There are mathematical prodigies to be sure, and Bertrand Russell was certainly one of them. But there is something of a tragic figure in Russell. He and Whitehead had published the Principia Mathematica - a three-volume work on the foundations of mathematics recast in set-theoretic language - when an upstart by the name of Gödel came along about twenty years later with a devastating proof called Gödel's incompleteness theorem. But, like all mathematics deemed great, the Russell-Whitehead project was far from being a waste of time and treasure. Besides inspiring maths that came after it, it defined in modern terms much of the working language (axioms) of maths.

I'm a fan of Russell. But that doesn't preclude a critical treatment of his work because even the stuff (from 20-20 hindsight) that he clearly got wrong is worth examining because even errors of a brilliant mind such as his give birth to insights worth keeping in the corpus of human achievement. I think this is perfectly acceptable in a fallibilistic worldview which treats human knowledge not as absolute but as an evolutionary process.

I mentioned Russellian ethics earlier in this blog and tried to forward an argument why normative ethics wouldn't work because of the legalistic-algorithmic frameworks in which they're couched. This is a very mathematical way of treating ethical questions (not surprising coming from a mathematically-trained mind par excellence) but when it comes to wishes and expectations of human beings and the human condition the variables and boundaries are not as clear-cut as solving for x and/or y.

Aristotle distinguished two types of knowledge: sophia and phronesis. He said that sophia (where we get our "philosophy") is a field in which the young excel because techne (mechanical and intellectual skill) does not require experience but mastery in logic and allowable forms of reasoning; whereas phronesis is a field that only maturity can master because prudentia (prudence) requires experience and knowledge and awareness of human nature. Phronesis is often translated as "practical knowledge" to distinguish it from "technical knowledge".

To quote Aristotle: "...although the young may be experts in geometry and mathematics and similar branches of knowledge [sophoi], we do not consider that a young man can have Prudence [phronimos]. The reason is that Prudence [phronesis] includes a knowledge of particular facts, and this is derived from experience, which a young man does not a possess; for experience is the fruit of years." (Nicomachean Ethics 1142a, Rackham translation)

The notion of phronesis is again evoked if not explicitly stated here (the author of the entry is talking about motivations of desire as per Aristotle's metaphysics):

...continent people [ie, persons having the capacity for self-restraint], unlike those who are completely and virtuously moderate, have depraved desires but do not, precisely because they are continent, ever act upon them (De Anima iii 9 433a6–8; cf. Nicomachean Ethics i 13, 1102b26). So their desires are insufficient for action. Consequently, he concludes, desire alone, considered as a single faculty, cannot explain purposive action, at least not completely. (http://plato.stanford.edu/entries/aristotle-psychology/)

further down (given that not all people are virtuous and moderate):

In some way, he concludes, practical reason and imagination have indispensable roles to play as well. (ibid)

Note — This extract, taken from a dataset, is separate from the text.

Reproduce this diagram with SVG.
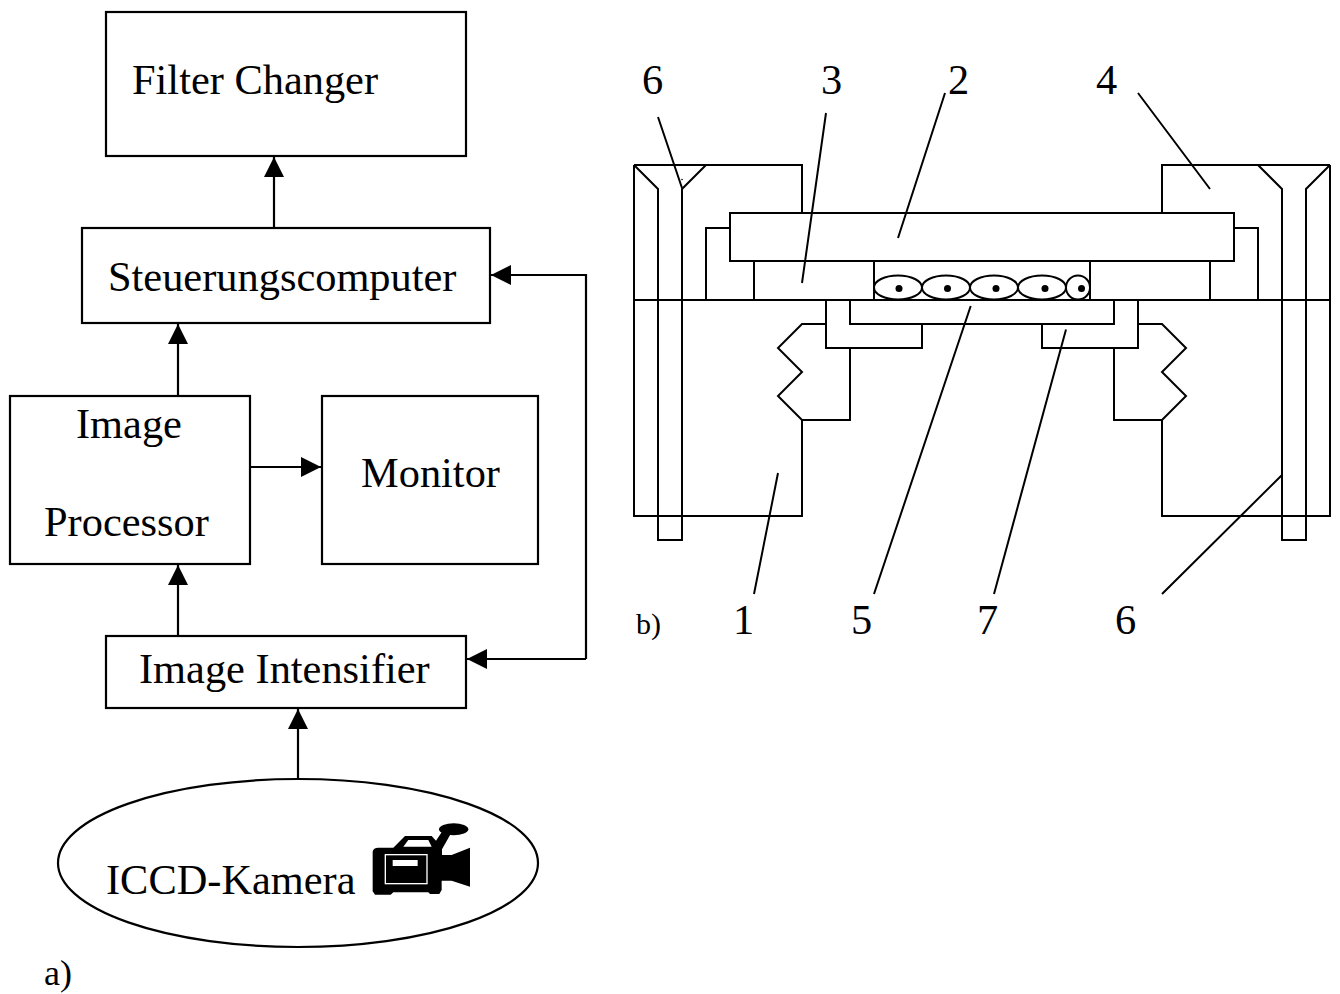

Aristotle's notions of sophia and phronesis are closer to Inuit Qaujimaningit (IQ or Inuit Knowledge) distinction between skill and wisdom - though they are never explicitly stated as such being as they are regarded as different (perhaps even unrelated) forms of human skill/capacity given that IQ bothers little with "metaphysics" as such - than Russell's decidedly "scientific" ethics.

In a tone of tongue-in-cheek that only familiarity breeds, an Inuit elder in a documentary interview was recorded to say that Qallunaat were once regarded as "gods" with all their power and technology; another one wondered how can a race of people so knowledgeable in the science of medicine be apparently oblivious to the human need for familial contact - capable as they are to spend years away from home and family with no apparent negative side-effects of emotional duress. There is no naivety here though but an honestly humorous/bemused observation. The subtleties of the IQ-trained mind is as august and real as any philosophy.

Russell was very much a product of his age where the reach of science seemed utterly boundless and the optimism that this apparent fact spawned in the West. But, as the many forays of Russell's polymathy indicate, there is always a danger of illusory power of novelty yet unproven in the social and ecological realms (in their most general sense). This does not take anything away from such people as Russell for without their contributions no human advancement is possible.